2023: Prioritize Nigeria’s interest – Ethnic youth leaders to presidential candidates
The Nigeria Ethnic Nationalities Youth Leaders’ Council (NENYLC) has urged Presidential candidates of the various political parties to make Nigeria’s interest a priority in their engagements.
They made the declaration after a meeting in Abuja on Wednesday and was contained in a press statement made available to DAILY POST, signed by Com. Terry Obieh, President-General, NENYLC.
At the meeting was also the National Organizing Secretary of the group and President-General of Ohanaeze Ndigbo Youth Council Worldwide, OYC, Mazi Okwu Nnabuike, among other officials.
They commended all political parties for the completion of their primary elections, urging all the presidential candidates “to unite and put Nigeria first in the course of their political engagements across the country.”
They announced that the presidential candidates would need to explain to the youths their plans if elected President.
While noting that democracy is about accountability, the group condemned “the spiral out of control attacks on the Igbo and other non-indigenous communities in Lagos State by thugs on the heels of INEC voter’s registration.

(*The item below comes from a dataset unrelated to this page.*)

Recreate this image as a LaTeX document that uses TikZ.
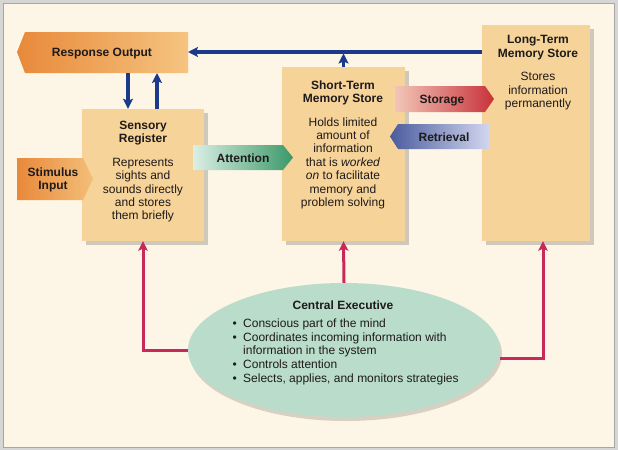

“We are extremely and particularly concerned about some cardinal issues which we look forward to hearing from the presidential candidates of all political parties on their plans on how best to positively salvage and sail the ship of Nigeria.”
The youths added that, “Nigerians urgently needs from our Presidential candidates to address restructuring of the Constitution and governance system in compliance with the foregoing circumstances and modernity, by putting up positively driven aggressive master plan on job creation and mass employment opportunities, agricultural revolution, education, health care, Technological advancement, rebuild a stronger foreign policy partnership base, and most importantly fight insecurity, insurgency and other wanton crimes to a standstill, ensure strategic security framework, provide uncommon economic sustainable growth and national stability.”
They further demanded immediate intervention from the Federal Government to end the ongoing industrial action by the Academic Staff Union of Universities, ASUU, through peaceful resolutions.
The statement reads further: “In view of the ongoing Permanent Voter’s Card registration process, we call on the Independent National Electoral Commission(INEC) to consider succinct administrative management of the entire process, based on the increasing voters’ interests to get registered.
“Our youths constitute more than 65% of the nation’s population, since they are willing to get their PVCs, they should be given this timely opportunity to carry out their civic and franchise rights.
“We demand that more registration PVC machines should be provided and more registration centres be opened before the closing date while using this opportunity to demand an extension by two months.
“National unity has now become inevitably difficult to achieve, especially at this critical point in time.
“We call on all political parties to give a sense of belonging to every segment of our population. We need each other to move this country forward.
“We cannot afford to be further polarised and excessively divided at these perilous times.
“The 2023 election should not be made a do or die affair, hence the need for all presidential candidates, political parties, and other candidates and citizens not to overheat the polity with hate speech, thereby to extol the virtues of peace and sportsmanship qualities before, during and after the general elections.
“We demand that all political parties should as a matter of necessity balance religious and ethnicity-related issues, so as to protect and sustain the values of democracy in Nigeria, being a circular state in compliance with the 1999 Constitutional provisions on Federal character.
“We, therefore, call on parties to embrace a joint religious ticket (Muslim, Christian and Traditional Religion Practitioners), based on competitive competence and positive values, and not predicated on compensatory opportunism.”